By the time of the Spanish conquest, Quetzalcoatl, the feathered serpent deity was widely worshipped from what is now central Mexico down into Central America. The god is linked to a legendary ruler of Tula, Ce Acatl Quetzacoatl, who was often simply referred to as Quetzalcoatl. Mythological accounts surrounding the fall of Tula have this ruler succumbing to temptation by a dark deity named Tezcatlipoca, causing the destruction of the city. The fallen ruler then wanders to the Gulf Coast, immolates himself, becoming the morning star (Venus).

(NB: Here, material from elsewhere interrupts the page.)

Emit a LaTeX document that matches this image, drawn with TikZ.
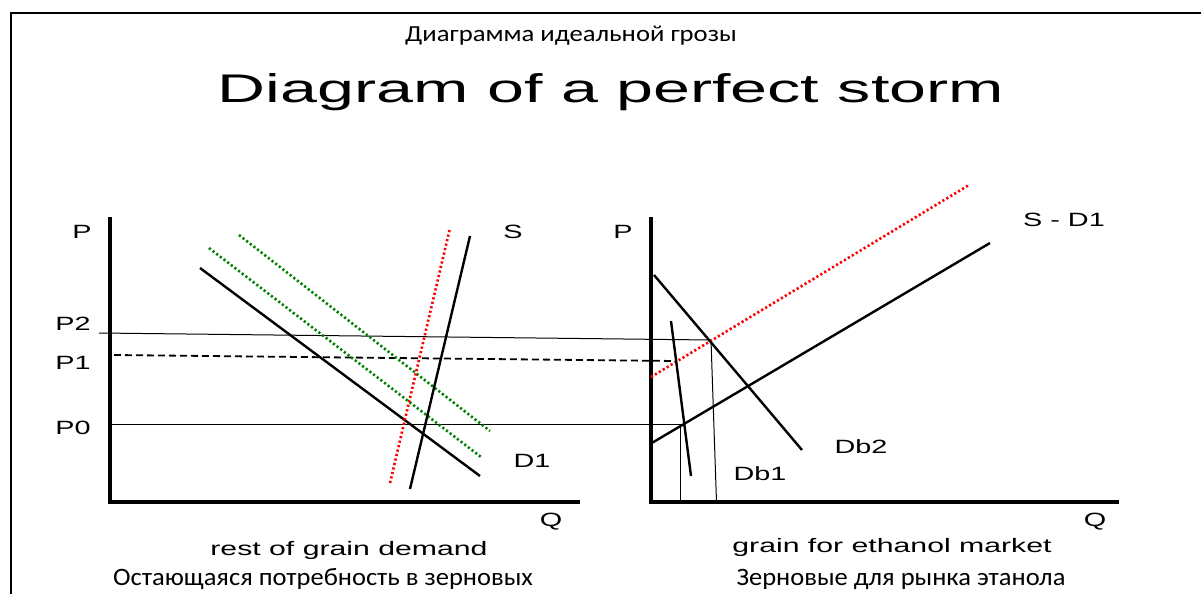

The history of the city remained important up through the Aztec Empire and is reported in the codices written after the Spanish conquest. However, most of these stories are heavy in myth. These tend to start with the Toltecs and the city of Tula, followed by the migration of the Mexica to the Valley of Mexico. The stories either portray Tula as a kind of paradise in which the inhabitants master the sciences and arts or a city filled with strife headed for a downfall. In these the last ruler, Quetzalcoatl, is a legendary being with archetypical qualities.

Much of Toltec history was lost when Itzcoatl burned the history books after founding the Aztec Empire. The planning of Tula was adopted by some Aztec city-state rulers for their urban centers.

==Tula National Park==
The archeological site was made a national park in 1981 by the Mexican government. The park covers an area of 1 km^{2}.